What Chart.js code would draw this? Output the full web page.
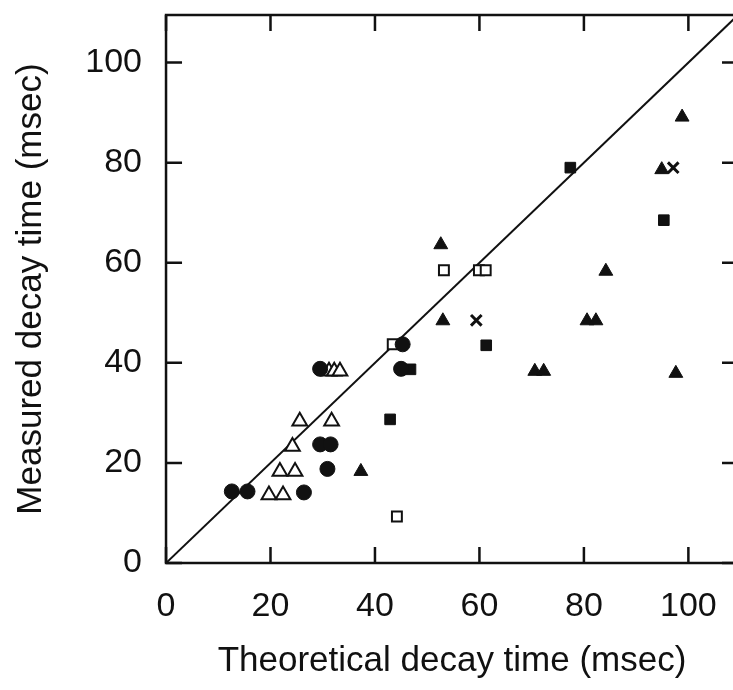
<!DOCTYPE html>
<html>
<head>
<meta charset="utf-8">
<script src="https://cdn.jsdelivr.net/npm/chart.js@4.4.1/dist/chart.umd.min.js"></script>
<style>
  html, body { margin: 0; padding: 0; background: #fff; overflow: hidden; }
  #wrap { width: 740px; height: 690px; }
</style>
</head>
<body>
<div id="wrap"><canvas id="decay-chart" width="740" height="690"></canvas></div>
<script>
// [theoretical, measured] in msec
const filledCircles = [[12.6, 14.3], [15.6, 14.3], [26.4, 14.1], [30.9, 18.8], [29.5, 23.7], [31.5, 23.7], [29.5, 38.8], [45.0, 38.8], [45.3, 43.7]];
const openTriangles = [[19.7, 13.6], [22.4, 13.6], [21.8, 18.3], [24.7, 18.3], [24.2, 23.3], [25.6, 28.3], [31.7, 28.3], [31.2, 38.3], [32.2, 38.3], [33.3, 38.3]];
const filledTriangles = [[37.3, 18.3], [53.0, 48.4], [52.6, 63.6], [70.6, 38.3], [72.3, 38.3], [80.6, 48.4], [82.3, 48.4], [84.2, 58.3], [94.9, 78.6], [97.6, 37.9], [98.8, 89.1]];
const filledSquares = [[42.9, 28.7], [46.8, 38.7], [61.3, 43.5], [77.4, 79.0], [95.3, 68.5]];
const openSquares = [[44.2, 9.3], [43.4, 43.7], [53.2, 58.5], [59.9, 58.5], [61.2, 58.5]];
const crosses = [[59.4, 48.5], [97.1, 79.0]];
const unityLine = [[0, 0], [109.5, 109.5]];
const tickValues = [0, 20, 40, 60, 80, 100];

const ink = '#111';
const fontFamily = '"Liberation Sans", Arial, Helvetica, sans-serif';
const toPts = arr => arr.map(p => ({ x: p[0], y: p[1] }));

// box frame with inward ticks on all four sides
const frameTicks = {
  id: 'frameTicks',
  afterDatasetsDraw(chart) {
    const { ctx, chartArea: a, scales: { x, y } } = chart;
    const len = 16;
    ctx.save();
    ctx.strokeStyle = ink;
    ctx.lineWidth = 2.5;
    ctx.strokeRect(a.left, a.top, a.right - a.left, a.bottom - a.top);
    ctx.beginPath();
    tickValues.forEach(v => {
      const px = x.getPixelForValue(v);
      ctx.moveTo(px, a.bottom); ctx.lineTo(px, a.bottom - len);
      ctx.moveTo(px, a.top); ctx.lineTo(px, a.top + len);
      const py = y.getPixelForValue(v);
      ctx.moveTo(a.left, py); ctx.lineTo(a.left + len, py);
      ctx.moveTo(a.right, py); ctx.lineTo(a.right - len, py);
    });
    ctx.stroke();
    ctx.restore();
  }
};

// invisible chart.js tick marks are only used as the gap between axis and labels
const axisOpts = (title, gap, labelLH, titlePad) => ({
  type: 'linear',
  min: 0,
  max: 109.5,
  grid: { display: true, drawOnChartArea: false, drawTicks: true, tickLength: gap, tickColor: 'rgba(0,0,0,0)', color: 'rgba(0,0,0,0)' },
  border: { display: false },
  ticks: {
    stepSize: 20,
    includeBounds: false,
    padding: 0,
    color: ink,
    font: { family: fontFamily, size: 34, lineHeight: labelLH },
    callback: v => (v % 20 === 0 ? v : '')
  },
  title: {
    display: true,
    text: title,
    color: ink,
    font: { family: fontFamily, size: 35 },
    padding: titlePad
  }
});

const xAxis = axisOpts('Theoretical decay time (msec)', 23.6, 1.2, { top: 12.6, bottom: 8 });
const yAxis = axisOpts('Measured decay time (msec)', 24, 0.8, { top: 10, bottom: 33.3 });

const ctx = document.getElementById('decay-chart');
const decayChart = new Chart(ctx, {
  type: 'scatter',
  data: {
    datasets: [{
      type: 'line',
      data: toPts(unityLine),
      borderColor: ink,
      borderWidth: 2,
      pointRadius: 0,
      order: 10
    }, {
      data: toPts(filledCircles),
      pointStyle: 'circle',
      pointRadius: 7.5,
      backgroundColor: ink,
      borderColor: ink,
      borderWidth: 1
    }, {
      data: toPts(openTriangles),
      pointStyle: 'triangle',
      pointRadius: 8.5,
      backgroundColor: '#fff',
      borderColor: ink,
      borderWidth: 2
    }, {
      data: toPts(filledTriangles),
      pointStyle: 'triangle',
      pointRadius: 8,
      backgroundColor: ink,
      borderColor: ink,
      borderWidth: 1
    }, {
      data: toPts(filledSquares),
      pointStyle: 'rect',
      pointRadius: 7.5,
      backgroundColor: ink,
      borderColor: ink,
      borderWidth: 1
    }, {
      data: toPts(openSquares),
      pointStyle: 'rect',
      pointRadius: 7,
      backgroundColor: '#fff',
      borderColor: ink,
      borderWidth: 2
    }, {
      data: toPts(crosses),
      pointStyle: 'crossRot',
      pointRadius: 7.5,
      borderColor: ink,
      borderWidth: 3
    }]
  },
  options: {
    responsive: false,
    animation: false,
    layout: { autoPadding: false, padding: { top: 15, right: 2, left: 0, bottom: 0 } },
    plugins: {
      legend: { display: false },
      tooltip: { enabled: false }
    },
    scales: { x: xAxis, y: yAxis }
  },
  plugins: [frameTicks]
});
</script>
</body>
</html>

WHAT THE TASK REQUIRES:
Exclude the images and reproduce the remaining data exactly.

RIGHT ANSWER:
What Chart.js code would draw this? Output the full web page.
<!DOCTYPE html>
<html>
<head>
<meta charset="utf-8">
<script src="https://cdn.jsdelivr.net/npm/chart.js@4.4.1/dist/chart.umd.min.js"></script>
<style>
  html, body { margin: 0; padding: 0; background: #fff; overflow: hidden; }
  #wrap { width: 740px; height: 690px; }
</style>
</head>
<body>
<div id="wrap"><canvas id="decay-chart" width="740" height="690"></canvas></div>
<script>
// [theoretical, measured] in msec
const filledCircles = [[12.6, 14.3], [15.6, 14.3], [26.4, 14.1], [30.9, 18.8], [29.5, 23.7], [31.5, 23.7], [29.5, 38.8], [45.0, 38.8], [45.3, 43.7]];
const openTriangles = [[19.7, 13.6], [22.4, 13.6], [21.8, 18.3], [24.7, 18.3], [24.2, 23.3], [25.6, 28.3], [31.7, 28.3], [31.2, 38.3], [32.2, 38.3], [33.3, 38.3]];
const filledTriangles = [[37.3, 18.3], [53.0, 48.4], [52.6, 63.6], [70.6, 38.3], [72.3, 38.3], [80.6, 48.4], [82.3, 48.4], [84.2, 58.3], [94.9, 78.6], [97.6, 37.9], [98.8, 89.1]];
const filledSquares = [[42.9, 28.7], [46.8, 38.7], [61.3, 43.5], [77.4, 79.0], [95.3, 68.5]];
const openSquares = [[44.2, 9.3], [43.4, 43.7], [53.2, 58.5], [59.9, 58.5], [61.2, 58.5]];
const crosses = [[59.4, 48.5], [97.1, 79.0]];
const unityLine = [[0, 0], [109.5, 109.5]];
const tickValues = [0, 20, 40, 60, 80, 100];

const ink = '#111';
const fontFamily = '"Liberation Sans", Arial, Helvetica, sans-serif';
const toPts = arr => arr.map(p => ({ x: p[0], y: p[1] }));

// box frame with inward ticks on all four sides
const frameTicks = {
  id: 'frameTicks',
  afterDatasetsDraw(chart) {
    const { ctx, chartArea: a, scales: { x, y } } = chart;
    const len = 16;
    ctx.save();
    ctx.strokeStyle = ink;
    ctx.lineWidth = 2.5;
    ctx.strokeRect(a.left, a.top, a.right - a.left, a.bottom - a.top);
    ctx.beginPath();
    tickValues.forEach(v => {
      const px = x.getPixelForValue(v);
      ctx.moveTo(px, a.bottom); ctx.lineTo(px, a.bottom - len);
      ctx.moveTo(px, a.top); ctx.lineTo(px, a.top + len);
      const py = y.getPixelForValue(v);
      ctx.moveTo(a.left, py); ctx.lineTo(a.left + len, py);
      ctx.moveTo(a.right, py); ctx.lineTo(a.right - len, py);
    });
    ctx.stroke();
    ctx.restore();
  }
};

// invisible chart.js tick marks are only used as the gap between axis and labels
const axisOpts = (title, gap, labelLH, titlePad) => ({
  type: 'linear',
  min: 0,
  max: 109.5,
  grid: { display: true, drawOnChartArea: false, drawTicks: true, tickLength: gap, tickColor: 'rgba(0,0,0,0)', color: 'rgba(0,0,0,0)' },
  border: { display: false },
  ticks: {
    stepSize: 20,
    includeBounds: false,
    padding: 0,
    color: ink,
    font: { family: fontFamily, size: 34, lineHeight: labelLH },
    callback: v => (v % 20 === 0 ? v : '')
  },
  title: {
    display: true,
    text: title,
    color: ink,
    font: { family: fontFamily, size: 35 },
    padding: titlePad
  }
});

const xAxis = axisOpts('Theoretical decay time (msec)', 23.6, 1.2, { top: 12.6, bottom: 8 });
const yAxis = axisOpts('Measured decay time (msec)', 24, 0.8, { top: 10, bottom: 33.3 });

const ctx = document.getElementById('decay-chart');
const decayChart = new Chart(ctx, {
  type: 'scatter',
  data: {
    datasets: [{
      type: 'line',
      data: toPts(unityLine),
      borderColor: ink,
      borderWidth: 2,
      pointRadius: 0,
      order: 10
    }, {
      data: toPts(filledCircles),
      pointStyle: 'circle',
      pointRadius: 7.5,
      backgroundColor: ink,
      borderColor: ink,
      borderWidth: 1
    }, {
      data: toPts(openTriangles),
      pointStyle: 'triangle',
      pointRadius: 8.5,
      backgroundColor: '#fff',
      borderColor: ink,
      borderWidth: 2
    }, {
      data: toPts(filledTriangles),
      pointStyle: 'triangle',
      pointRadius: 8,
      backgroundColor: ink,
      borderColor: ink,
      borderWidth: 1
    }, {
      data: toPts(filledSquares),
      pointStyle: 'rect',
      pointRadius: 7.5,
      backgroundColor: ink,
      borderColor: ink,
      borderWidth: 1
    }, {
      data: toPts(openSquares),
      pointStyle: 'rect',
      pointRadius: 7,
      backgroundColor: '#fff',
      borderColor: ink,
      borderWidth: 2
    }, {
      data: toPts(crosses),
      pointStyle: 'crossRot',
      pointRadius: 7.5,
      borderColor: ink,
      borderWidth: 3
    }]
  },
  options: {
    responsive: false,
    animation: false,
    layout: { autoPadding: false, padding: { top: 15, right: 2, left: 0, bottom: 0 } },
    plugins: {
      legend: { display: false },
      tooltip: { enabled: false }
    },
    scales: { x: xAxis, y: yAxis }
  },
  plugins: [frameTicks]
});
</script>
</body>
</html>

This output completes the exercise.